== REQUIRED TASK ==
Reproduce the top of the data verbatim, through and including the line that contains "line width=0.7pt, forget".

== EXTRACTED INFORMATION ==

----------------

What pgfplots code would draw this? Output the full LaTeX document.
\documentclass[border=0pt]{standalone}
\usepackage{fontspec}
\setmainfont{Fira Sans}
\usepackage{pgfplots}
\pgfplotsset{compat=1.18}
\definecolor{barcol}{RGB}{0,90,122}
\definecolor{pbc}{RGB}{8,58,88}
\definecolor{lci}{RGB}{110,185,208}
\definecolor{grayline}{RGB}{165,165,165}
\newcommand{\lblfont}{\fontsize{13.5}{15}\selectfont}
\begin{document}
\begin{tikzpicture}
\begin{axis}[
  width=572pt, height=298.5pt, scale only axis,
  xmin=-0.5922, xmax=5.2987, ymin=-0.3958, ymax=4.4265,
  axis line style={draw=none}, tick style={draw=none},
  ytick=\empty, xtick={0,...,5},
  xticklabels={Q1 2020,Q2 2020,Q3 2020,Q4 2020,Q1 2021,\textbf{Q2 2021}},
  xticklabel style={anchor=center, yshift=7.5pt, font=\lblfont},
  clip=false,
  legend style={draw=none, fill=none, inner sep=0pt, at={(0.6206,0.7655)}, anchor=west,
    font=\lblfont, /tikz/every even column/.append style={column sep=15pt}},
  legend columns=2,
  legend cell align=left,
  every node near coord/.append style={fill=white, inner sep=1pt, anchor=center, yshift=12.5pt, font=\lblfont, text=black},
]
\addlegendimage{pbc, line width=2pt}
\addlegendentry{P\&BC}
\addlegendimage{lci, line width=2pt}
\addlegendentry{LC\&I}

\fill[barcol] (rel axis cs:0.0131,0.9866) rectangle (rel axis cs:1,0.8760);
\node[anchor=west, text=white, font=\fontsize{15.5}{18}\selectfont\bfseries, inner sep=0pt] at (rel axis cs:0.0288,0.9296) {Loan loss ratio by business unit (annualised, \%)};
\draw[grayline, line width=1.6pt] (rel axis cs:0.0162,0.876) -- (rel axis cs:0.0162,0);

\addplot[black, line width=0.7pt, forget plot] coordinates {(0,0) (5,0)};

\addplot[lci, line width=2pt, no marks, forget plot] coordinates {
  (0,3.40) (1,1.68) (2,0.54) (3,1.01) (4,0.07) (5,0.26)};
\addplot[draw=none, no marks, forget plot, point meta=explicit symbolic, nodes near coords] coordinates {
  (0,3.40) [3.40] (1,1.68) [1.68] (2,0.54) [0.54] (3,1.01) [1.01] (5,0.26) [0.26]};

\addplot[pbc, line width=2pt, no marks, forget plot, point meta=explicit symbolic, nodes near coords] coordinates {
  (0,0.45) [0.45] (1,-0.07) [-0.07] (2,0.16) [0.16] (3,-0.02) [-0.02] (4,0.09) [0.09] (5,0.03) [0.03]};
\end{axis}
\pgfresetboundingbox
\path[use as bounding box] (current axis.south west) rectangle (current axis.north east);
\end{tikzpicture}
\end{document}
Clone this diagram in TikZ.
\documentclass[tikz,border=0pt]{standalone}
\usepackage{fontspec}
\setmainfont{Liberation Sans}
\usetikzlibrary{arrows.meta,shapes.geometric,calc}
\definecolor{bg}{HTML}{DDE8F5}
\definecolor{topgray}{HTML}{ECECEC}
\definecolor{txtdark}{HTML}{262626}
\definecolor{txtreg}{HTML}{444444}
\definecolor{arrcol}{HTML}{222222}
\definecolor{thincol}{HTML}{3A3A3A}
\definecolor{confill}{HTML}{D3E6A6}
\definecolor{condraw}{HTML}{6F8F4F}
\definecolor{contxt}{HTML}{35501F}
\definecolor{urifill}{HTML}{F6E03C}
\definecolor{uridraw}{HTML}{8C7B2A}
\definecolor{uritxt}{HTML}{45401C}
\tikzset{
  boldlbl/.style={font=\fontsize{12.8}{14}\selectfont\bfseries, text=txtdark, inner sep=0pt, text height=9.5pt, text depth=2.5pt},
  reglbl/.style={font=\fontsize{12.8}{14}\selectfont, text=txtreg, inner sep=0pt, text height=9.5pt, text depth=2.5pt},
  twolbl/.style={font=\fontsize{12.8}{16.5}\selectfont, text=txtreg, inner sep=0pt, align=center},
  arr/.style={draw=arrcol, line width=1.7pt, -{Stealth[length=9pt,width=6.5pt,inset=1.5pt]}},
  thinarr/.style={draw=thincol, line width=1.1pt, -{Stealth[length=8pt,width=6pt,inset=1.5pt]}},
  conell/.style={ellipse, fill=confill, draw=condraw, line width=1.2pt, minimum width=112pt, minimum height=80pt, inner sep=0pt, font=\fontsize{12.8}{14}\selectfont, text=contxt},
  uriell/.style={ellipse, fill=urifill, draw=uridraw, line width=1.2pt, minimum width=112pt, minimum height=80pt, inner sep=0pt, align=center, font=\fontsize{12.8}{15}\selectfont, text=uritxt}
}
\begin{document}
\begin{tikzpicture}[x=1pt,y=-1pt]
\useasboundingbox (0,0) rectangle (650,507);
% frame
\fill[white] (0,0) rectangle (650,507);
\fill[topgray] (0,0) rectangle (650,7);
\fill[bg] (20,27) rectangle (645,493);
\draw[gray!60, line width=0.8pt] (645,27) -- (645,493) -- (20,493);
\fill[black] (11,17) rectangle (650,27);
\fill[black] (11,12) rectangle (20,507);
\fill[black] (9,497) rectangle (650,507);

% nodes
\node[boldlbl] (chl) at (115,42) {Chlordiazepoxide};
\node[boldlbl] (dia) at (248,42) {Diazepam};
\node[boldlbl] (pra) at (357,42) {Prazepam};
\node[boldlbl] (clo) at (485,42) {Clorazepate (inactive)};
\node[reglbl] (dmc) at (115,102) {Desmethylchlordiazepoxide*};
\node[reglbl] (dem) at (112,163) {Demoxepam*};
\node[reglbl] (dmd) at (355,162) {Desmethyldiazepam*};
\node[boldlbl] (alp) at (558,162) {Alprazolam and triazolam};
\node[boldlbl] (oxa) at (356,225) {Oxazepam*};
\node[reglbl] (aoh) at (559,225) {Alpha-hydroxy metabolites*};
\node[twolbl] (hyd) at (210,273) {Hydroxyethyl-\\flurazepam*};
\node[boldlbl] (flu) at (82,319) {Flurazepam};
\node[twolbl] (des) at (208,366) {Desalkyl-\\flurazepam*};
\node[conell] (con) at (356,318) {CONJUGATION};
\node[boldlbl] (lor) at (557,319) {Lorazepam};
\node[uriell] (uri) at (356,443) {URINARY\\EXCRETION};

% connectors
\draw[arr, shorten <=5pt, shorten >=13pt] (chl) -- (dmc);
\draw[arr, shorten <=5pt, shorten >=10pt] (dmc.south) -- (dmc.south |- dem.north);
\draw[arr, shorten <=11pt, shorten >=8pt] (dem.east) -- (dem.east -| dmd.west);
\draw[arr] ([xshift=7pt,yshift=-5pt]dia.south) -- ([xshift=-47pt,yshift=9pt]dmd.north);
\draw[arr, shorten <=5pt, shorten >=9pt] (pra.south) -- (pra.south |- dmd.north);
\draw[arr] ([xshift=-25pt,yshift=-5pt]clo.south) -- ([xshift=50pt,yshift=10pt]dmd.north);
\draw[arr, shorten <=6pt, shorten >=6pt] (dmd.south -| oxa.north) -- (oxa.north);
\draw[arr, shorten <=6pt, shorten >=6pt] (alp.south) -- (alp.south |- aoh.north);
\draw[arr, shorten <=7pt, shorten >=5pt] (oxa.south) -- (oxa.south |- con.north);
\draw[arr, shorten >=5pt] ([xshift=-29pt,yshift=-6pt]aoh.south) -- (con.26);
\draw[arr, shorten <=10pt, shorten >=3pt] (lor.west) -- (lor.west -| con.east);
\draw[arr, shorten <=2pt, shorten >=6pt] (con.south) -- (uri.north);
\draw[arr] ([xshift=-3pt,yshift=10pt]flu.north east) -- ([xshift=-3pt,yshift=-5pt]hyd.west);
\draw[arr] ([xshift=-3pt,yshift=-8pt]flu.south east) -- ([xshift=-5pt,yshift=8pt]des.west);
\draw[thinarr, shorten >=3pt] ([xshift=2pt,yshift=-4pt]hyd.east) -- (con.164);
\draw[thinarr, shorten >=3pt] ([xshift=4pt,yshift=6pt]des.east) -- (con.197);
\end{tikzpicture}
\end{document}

----------------

== RESULT OF THIS EXERCISE ==
What pgfplots code would draw this? Output the full LaTeX document.
\documentclass[border=0pt]{standalone}
\usepackage{fontspec}
\setmainfont{Fira Sans}
\usepackage{pgfplots}
\pgfplotsset{compat=1.18}
\definecolor{barcol}{RGB}{0,90,122}
\definecolor{pbc}{RGB}{8,58,88}
\definecolor{lci}{RGB}{110,185,208}
\definecolor{grayline}{RGB}{165,165,165}
\newcommand{\lblfont}{\fontsize{13.5}{15}\selectfont}
\begin{document}
\begin{tikzpicture}
\begin{axis}[
  width=572pt, height=298.5pt, scale only axis,
  xmin=-0.5922, xmax=5.2987, ymin=-0.3958, ymax=4.4265,
  axis line style={draw=none}, tick style={draw=none},
  ytick=\empty, xtick={0,...,5},
  xticklabels={Q1 2020,Q2 2020,Q3 2020,Q4 2020,Q1 2021,\textbf{Q2 2021}},
  xticklabel style={anchor=center, yshift=7.5pt, font=\lblfont},
  clip=false,
  legend style={draw=none, fill=none, inner sep=0pt, at={(0.6206,0.7655)}, anchor=west,
    font=\lblfont, /tikz/every even column/.append style={column sep=15pt}},
  legend columns=2,
  legend cell align=left,
  every node near coord/.append style={fill=white, inner sep=1pt, anchor=center, yshift=12.5pt, font=\lblfont, text=black},
]
\addlegendimage{pbc, line width=2pt}
\addlegendentry{P\&BC}
\addlegendimage{lci, line width=2pt}
\addlegendentry{LC\&I}

\fill[barcol] (rel axis cs:0.0131,0.9866) rectangle (rel axis cs:1,0.8760);
\node[anchor=west, text=white, font=\fontsize{15.5}{18}\selectfont\bfseries, inner sep=0pt] at (rel axis cs:0.0288,0.9296) {Loan loss ratio by business unit (annualised, \%)};
\draw[grayline, line width=1.6pt] (rel axis cs:0.0162,0.876) -- (rel axis cs:0.0162,0);

\addplot[black, line width=0.7pt, forget plot] coordinates {(0,0) (5,0)};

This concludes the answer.